Tomorrow I will spend part of he day with my Dad... ninety years old and going strong. He just has problems with his memory. It is so good to have him so close now that whenever you can hop into the vehicle and see him within thirty-five minutes. It is so good to watch him with his great-grandchildren. It is so nice to see their relationship growing. He may not always remeber their names or even that they have been there... but they will remember him. It used to be that they only got to see him once a year since traveling 1000 miles with small children is no easy matter.

Tuesday, May 5, 2009

Second Attempt

Well, here I am trying to do this again. I have had two responses that my first message was in a another language. I said in my first blog that I could not believe that I was actually trying to write one of these.
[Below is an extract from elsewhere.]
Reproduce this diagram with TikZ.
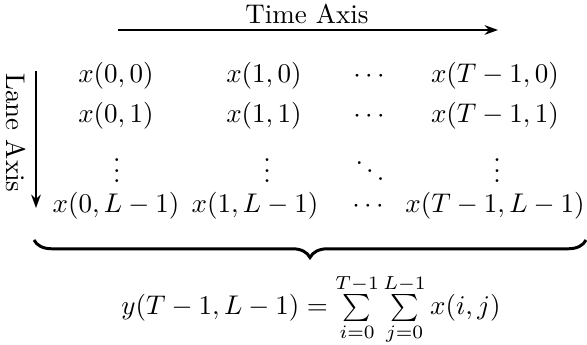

I might have to re-think this if this one does not work correctly.
First of all I had to repair my internet access before I could even do this. I have been off-line for ten days. I was waiting for someone to help me but I finally decided I would research and try to do it myself. Did you know that some laptops have a switch on the side of the computer that turns off access to the wireless network? Well, I certainly didn't. That just goes to show that cute little blond haired, blue-eyed boys are smarter than me about some things. Well, I know how to turn it back on now.
I also decided that you didn't need all the personal information in this since I am sending it to people who have already heard all that. I'll keep this one short until I find out if anyone can read it.